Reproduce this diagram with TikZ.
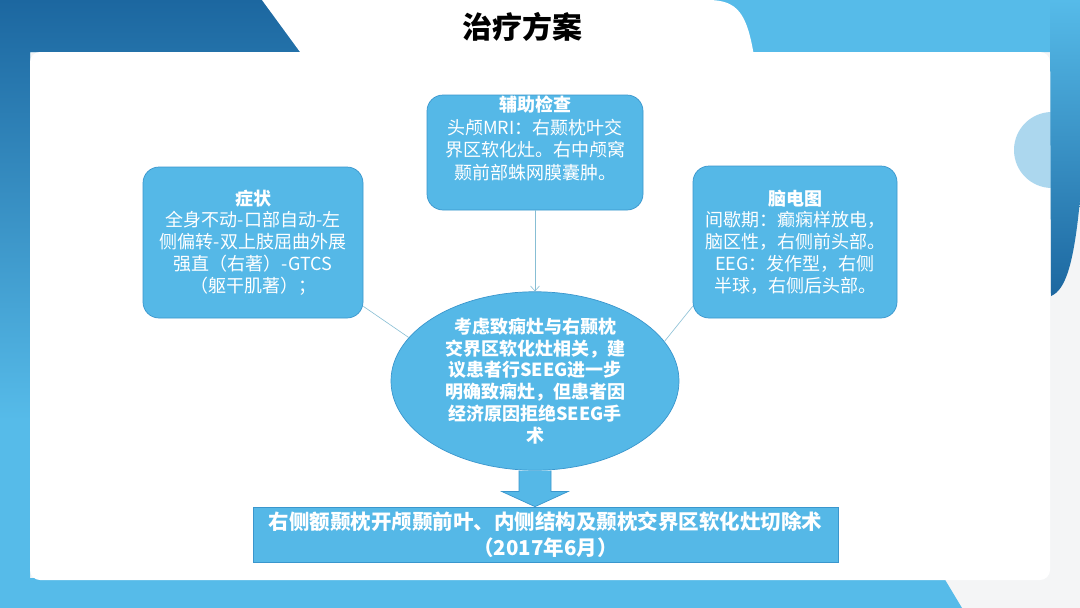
\documentclass[tikz,border=0pt]{standalone}
\usepackage{fontspec}
\setmainfont{Noto Sans CJK SC}
\newfontfamily\heavyfont{Noto Sans CJK SC Black}
\usetikzlibrary{arrows.meta}
\usetikzlibrary{calc}
\usetikzlibrary{shapes}
\usetikzlibrary{positioning}

\begin{document}
\begin{tikzpicture}[x=1pt,y=-1pt,infobox/.style={
      rectangle,
      rounded corners=16pt,
      fill=mblue,
      draw=dblue,
      line width=0.7pt,
      text=white,
      align=center,
      inner sep=0pt,
      font=\fontsize{18}{21.8}\selectfont
    }]
\definecolor{lblue}{RGB}{86,187,233}
\definecolor{mblue}{RGB}{85,184,231}
\definecolor{dblue}{RGB}{58,150,205}
\definecolor{navy}{RGB}{28,103,160}
\definecolor{pale}{RGB}{172,215,238}
\definecolor{lgray}{RGB}{244,245,246}
\definecolor{lline}{RGB}{135,190,212}

\useasboundingbox (0,0) rectangle (1080,608);
\fill[lgray] (0,0) rectangle (1080,608);
\fill[lblue] (0,0) -- (1080,0) -- (1080,52) -- (30,52) -- (30,578) -- (944,578) -- (962,608) -- (0,608) -- cycle;
\shade[top color=navy,bottom color=lblue] (0,0) -- (320,0) -- (320,52) -- (30,52) -- (30,420) -- (0,420) -- cycle;
\fill[white] (262,0) -- (303,56) -- (754,56) .. controls (747,14) and (738,0) .. (708,0) -- cycle;
\fill[white,rounded corners=10pt] (30,52) rectangle (1050,580);
\fill[pale] (1052,150) circle (38pt);
\shade[top color=lblue,bottom color=navy] (1050,0) -- (1080,0) -- (1080,200) .. controls (1074,262) and (1066,290) .. (1051,296) -- cycle;

\node[font=\heavyfont\fontsize{30}{30}\selectfont] (ti) at (522,27) {治疗方案};

\node[infobox, minimum width=216, minimum height=115] (ax) at (535,152.5) {};
\node[text=white, align=center, inner sep=1pt, font=\fontsize{18}{22.6}\selectfont, below=0pt of ax.north] (axt) {\textbf{辅助检查}\\头颅MRI：右颞枕叶交\\界区软化灶。右中颅窝\\颞前部蛛网膜囊肿。};
\node[infobox, minimum width=220, minimum height=151] (sy) at (253,242.5) {\textbf{症状}\\全身不动-口部自动-左\\侧偏转-双上肢屈曲外展\\强直（右著）-GTCS\\（躯干肌著）；};
\node[infobox, minimum width=204, minimum height=152] (ee) at (795,242) {\textbf{脑电图}\\间歇期：癫痫样放电，\\脑区性，右侧前头部。\\EEG：发作型，右侧\\半球，右侧后头部。};

\node[ellipse, fill=mblue, draw=dblue, line width=0.7pt, text=white, align=center, inner sep=0pt, minimum width=288, minimum height=176, font=\bfseries\fontsize{18}{21.8}\selectfont] (ce) at (535,381) {考虑致痫灶与右颞枕\\交界区软化灶相关，建\\议患者行SEEG进一步\\明确致痫灶，但患者因\\经济原因拒绝SEEG手\\术};

\node[rectangle, fill=mblue, draw=dblue, line width=0.7pt, text=white, align=center, inner sep=0pt, minimum width=585, minimum height=55, font=\bfseries\fontsize{20.5}{26}\selectfont] (op) at (545.5,534.5) {右侧额颞枕开颅颞前叶、内侧结构及颞枕交界区软化灶切除术\\（2017年6月）};

\draw[lline,semithick] ([yshift=12pt]sy.south east) -- (ce.161);
\draw[lline,semithick] ([yshift=12pt]ee.south west) -- (ce.17);
\draw[lline,semithick,-{Straight Barb[length=5pt,width=9pt]}] (ax) -- (ce);
\draw[fill=mblue,draw=dblue,line width=0.7pt] ([xshift=-16pt]ce.south) -- ([xshift=-16pt,yshift=-21pt]ce.south) -- ([xshift=-33pt,yshift=-21pt]ce.south) -- (ce.south |- op.north) -- ([xshift=33pt,yshift=-21pt]ce.south) -- ([xshift=16pt,yshift=-21pt]ce.south) -- ([xshift=16pt]ce.south);

\end{tikzpicture}
\end{document}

▶ _What is required_
Pictures are excluded; copy all other data exactly as shown.

▶ _Written solution_
Reproduce this diagram with TikZ.
\documentclass[tikz,border=0pt]{standalone}
\usepackage{fontspec}
\setmainfont{Noto Sans CJK SC}
\newfontfamily\heavyfont{Noto Sans CJK SC Black}
\usetikzlibrary{arrows.meta}
\usetikzlibrary{calc}
\usetikzlibrary{shapes}
\usetikzlibrary{positioning}

\begin{document}
\begin{tikzpicture}[x=1pt,y=-1pt,infobox/.style={
      rectangle,
      rounded corners=16pt,
      fill=mblue,
      draw=dblue,
      line width=0.7pt,
      text=white,
      align=center,
      inner sep=0pt,
      font=\fontsize{18}{21.8}\selectfont
    }]
\definecolor{lblue}{RGB}{86,187,233}
\definecolor{mblue}{RGB}{85,184,231}
\definecolor{dblue}{RGB}{58,150,205}
\definecolor{navy}{RGB}{28,103,160}
\definecolor{pale}{RGB}{172,215,238}
\definecolor{lgray}{RGB}{244,245,246}
\definecolor{lline}{RGB}{135,190,212}

\useasboundingbox (0,0) rectangle (1080,608);
\fill[lgray] (0,0) rectangle (1080,608);
\fill[lblue] (0,0) -- (1080,0) -- (1080,52) -- (30,52) -- (30,578) -- (944,578) -- (962,608) -- (0,608) -- cycle;
\shade[top color=navy,bottom color=lblue] (0,0) -- (320,0) -- (320,52) -- (30,52) -- (30,420) -- (0,420) -- cycle;
\fill[white] (262,0) -- (303,56) -- (754,56) .. controls (747,14) and (738,0) .. (708,0) -- cycle;
\fill[white,rounded corners=10pt] (30,52) rectangle (1050,580);
\fill[pale] (1052,150) circle (38pt);
\shade[top color=lblue,bottom color=navy] (1050,0) -- (1080,0) -- (1080,200) .. controls (1074,262) and (1066,290) .. (1051,296) -- cycle;

\node[font=\heavyfont\fontsize{30}{30}\selectfont] (ti) at (522,27) {治疗方案};

\node[infobox, minimum width=216, minimum height=115] (ax) at (535,152.5) {};
\node[text=white, align=center, inner sep=1pt, font=\fontsize{18}{22.6}\selectfont, below=0pt of ax.north] (axt) {\textbf{辅助检查}\\头颅MRI：右颞枕叶交\\界区软化灶。右中颅窝\\颞前部蛛网膜囊肿。};
\node[infobox, minimum width=220, minimum height=151] (sy) at (253,242.5) {\textbf{症状}\\全身不动-口部自动-左\\侧偏转-双上肢屈曲外展\\强直（右著）-GTCS\\（躯干肌著）；};
\node[infobox, minimum width=204, minimum height=152] (ee) at (795,242) {\textbf{脑电图}\\间歇期：癫痫样放电，\\脑区性，右侧前头部。\\EEG：发作型，右侧\\半球，右侧后头部。};

\node[ellipse, fill=mblue, draw=dblue, line width=0.7pt, text=white, align=center, inner sep=0pt, minimum width=288, minimum height=176, font=\bfseries\fontsize{18}{21.8}\selectfont] (ce) at (535,381) {考虑致痫灶与右颞枕\\交界区软化灶相关，建\\议患者行SEEG进一步\\明确致痫灶，但患者因\\经济原因拒绝SEEG手\\术};

\node[rectangle, fill=mblue, draw=dblue, line width=0.7pt, text=white, align=center, inner sep=0pt, minimum width=585, minimum height=55, font=\bfseries\fontsize{20.5}{26}\selectfont] (op) at (545.5,534.5) {右侧额颞枕开颅颞前叶、内侧结构及颞枕交界区软化灶切除术\\（2017年6月）};

\draw[lline,semithick] ([yshift=12pt]sy.south east) -- (ce.161);
\draw[lline,semithick] ([yshift=12pt]ee.south west) -- (ce.17);
\draw[lline,semithick,-{Straight Barb[length=5pt,width=9pt]}] (ax) -- (ce);
\draw[fill=mblue,draw=dblue,line width=0.7pt] ([xshift=-16pt]ce.south) -- ([xshift=-16pt,yshift=-21pt]ce.south) -- ([xshift=-33pt,yshift=-21pt]ce.south) -- (ce.south |- op.north) -- ([xshift=33pt,yshift=-21pt]ce.south) -- ([xshift=16pt,yshift=-21pt]ce.south) -- ([xshift=16pt]ce.south);

\end{tikzpicture}
\end{document}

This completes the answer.